WAID’S WORLD: Driver Exodus Product Of NASCAR’s Changing Circumstances
“Your old road is
Please get out of the new one
If you can’t lend your hand
For the times they are a-changin’ “
— Bob Dylan
When it comes to NASCAR, Dylan had it right: The times are certainly changing – and rapidly when it comes to the drivers who will or won’t compete on its Monster Energy circuit.
Perhaps at no other time in its history have so many quality drivers associated with major, winning teams departed NASCAR.
In a sense it has become a complete overhaul with a large group of established talent going away, to be replaced by younger drivers with few achievements but a lot of promise.
Over the course of two years some of NASCAR’s most prominent – and popular – drivers have either left the sport or plan to by the end of this season.
Jeff Gordon and Tony Stewart retired. Carl Edwards and Greg Biffle simply quit. Dale Earnhardt Jr. will retire at the end of the 2017 campaign. Matt Kenseth has said he’ll find something else to do in 2018. And Danica Patrick has yet to find work for next season.
There could be others on the sidelines by 2018.
These departed or departing drivers have won multiple races and championships. Their popularity has been enormous. Nearly all of them are assured enshrinement in the Hall of Fame.
There hasn’t been so large a NASCAR exodus since 1988 when drivers Benny Parsons, Cale Yarborough and Buddy Baker retired. Bobby Allison’s career ended after he suffered life-threatening injuries in an accident at Pocono.
Is all of this coincidence or are there reasons for it?
Some of it is coincidental. Earnhardt Jr., Gordon and Stewart, for their own reasons, planned for their retirements. But I’m not convinced the others did so. They were motivated by circumstances.

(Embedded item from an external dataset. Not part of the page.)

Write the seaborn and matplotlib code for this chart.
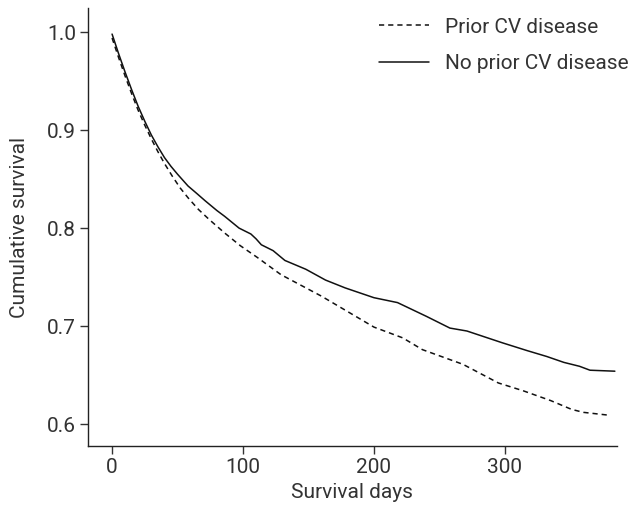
import pandas as pd
import matplotlib
matplotlib.use("Agg")
import matplotlib.pyplot as plt
import seaborn as sns

# Kaplan-Meier style curves
no_prior_days = [0, 5, 10, 15, 20, 25, 30, 35, 40, 45, 50, 58, 65, 71, 80, 86, 97,
                 106, 110, 114, 123, 132, 148, 163, 178, 200, 218, 240, 258, 271,
                 298, 317, 332, 345, 357, 365, 384]
no_prior_surv = [0.998, 0.978, 0.959, 0.941, 0.924, 0.909, 0.895, 0.883, 0.872, 0.863,
                 0.855, 0.843, 0.835, 0.828, 0.818, 0.812, 0.800, 0.794, 0.789, 0.783,
                 0.777, 0.767, 0.758, 0.747, 0.739, 0.729, 0.724, 0.710, 0.698, 0.695,
                 0.683, 0.675, 0.669, 0.663, 0.659, 0.655, 0.654]

prior_days = [0, 5, 10, 15, 20, 25, 30, 35, 40, 46, 52, 58, 66, 74, 86, 98, 111,
              129, 160, 200, 222, 237, 268, 295, 314, 335, 351, 360, 380]
prior_surv = [0.994, 0.974, 0.955, 0.937, 0.920, 0.905, 0.891, 0.878, 0.866, 0.853,
              0.841, 0.831, 0.819, 0.809, 0.795, 0.782, 0.770, 0.7525, 0.7305, 0.699,
              0.688, 0.676, 0.661, 0.642, 0.634, 0.624, 0.615, 0.612, 0.609]

group_labels = ["Prior CV disease", "No prior CV disease"]
x_ticks = [0, 100, 200, 300]
y_ticks = [0.6, 0.7, 0.8, 0.9, 1.0]

df = pd.concat([
    pd.DataFrame({"days": prior_days, "surv": prior_surv, "group": group_labels[0]}),
    pd.DataFrame({"days": no_prior_days, "surv": no_prior_surv, "group": group_labels[1]}),
])

sns.set_style("ticks")
plt.rcParams["font.family"] = ["Roboto", "DejaVu Sans"]
text_color = "#333333"
fs = 15

fig = plt.figure(figsize=(6.32, 5.07), dpi=100)
ax = fig.add_axes([0.139, 0.120, 0.837, 0.864])

sns.lineplot(
    data=df, x="days", y="surv", hue="group", style="group",
    hue_order=group_labels, style_order=group_labels,
    palette=["#111111", "#111111"],
    dashes={group_labels[0]: (3.4, 2.6), group_labels[1]: ""},
    linewidth=1.1, ax=ax, estimator=None, sort=True,
)

ax.set_xlim(-18.5, 385.5)
ax.set_ylim(0.5775, 1.0245)
ax.set_xticks(x_ticks)
ax.set_yticks(y_ticks)
ax.set_yticklabels([f"{v:.1f}" for v in y_ticks])
ax.set_xlabel("Survival days", fontsize=fs, color=text_color)
ax.set_ylabel("Cumulative survival", fontsize=fs, color=text_color)
ax.xaxis.set_label_coords(0.5, -0.083)
ax.yaxis.set_label_coords(-0.112, 0.5)
ax.tick_params(labelsize=fs, colors=text_color, length=5.5, width=1, pad=3)

for side in ["top", "right"]:
    ax.spines[side].set_visible(False)
for side in ["left", "bottom"]:
    ax.spines[side].set_color("#222222")
    ax.spines[side].set_linewidth(1.0)

ax.legend(
    title=None, frameon=False, loc="upper right",
    bbox_to_anchor=(0.994, 0.965), bbox_transform=fig.transFigure,
    borderpad=0, borderaxespad=0, fontsize=fs,
    handlelength=2.4, labelspacing=0.85, handletextpad=0.75,
    labelcolor=text_color,
)

fig.savefig("out.png", dpi=100)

And in one man’s opinion the majority of those circumstances can be summarized by one word: economics.
NASCAR and its teams simply are not blessed with the incomes they enjoyed just a few years ago. And as such, they cannot spend as they once did.
Which means, in turn, they have had to economize – trim budgets and costs. And one way to do that is to reduce driver salaries. It follows that an expensive competitor might be released in favor of another who will work for less money.
How it all reached this point is a subject for debate. Many fans claim that NASCAR’s seemingly unending meddling with rules, technology, scheduling, policies, points system and championship format so severely diluted interest that race attendance and television ratings dropped.
It followed that sponsors either lost all interest or decided to cut their flow of dollars to the teams.
With sponsorship money much harder to find teams had to resort to multiple financial backers in order to compete. And while they did that, they also found ways to reduce the bills.Da
The causes may be up for discussion but the facts are these: Teams can no longer afford the luxury of $30 million single entity sponsors because there are so few, if any, available.
Gone are the days of extra personnel hired solely to work with inner-team organizations created solely for testing. Remember that?
For a while now teams have had to work hard simply to find the means to compete. That’s a reason why they have two, three, four or more sponsors on board for a single season.
These sponsors pay less to represent teams on a limited schedule. But it’s the only way they will participate in NASCAR – they are fully aware of smaller crowds and television numbers.
It is logical to assume that in their effort to reduce costs, teams have found it necessary to adjust salaries.
It could be that in some cases they have asked their drivers to take a salary cut. Perhaps they have declared that if they want to remain, they have to do so with reduced pay.
I’m not saying that drivers like Biffle, Edwards and Kenseth have done what they have because they won’t race for less money – or take a position with any team they determine to be substandard.
Common sense tells us they aren’t earning as much as their predecessors – who deserved every nickel, by the way.
I’m certain there is a lot more to all of this. But it is happening.
It’s part of a cycle that has always been associated with NASCAR – the times are a-changin’.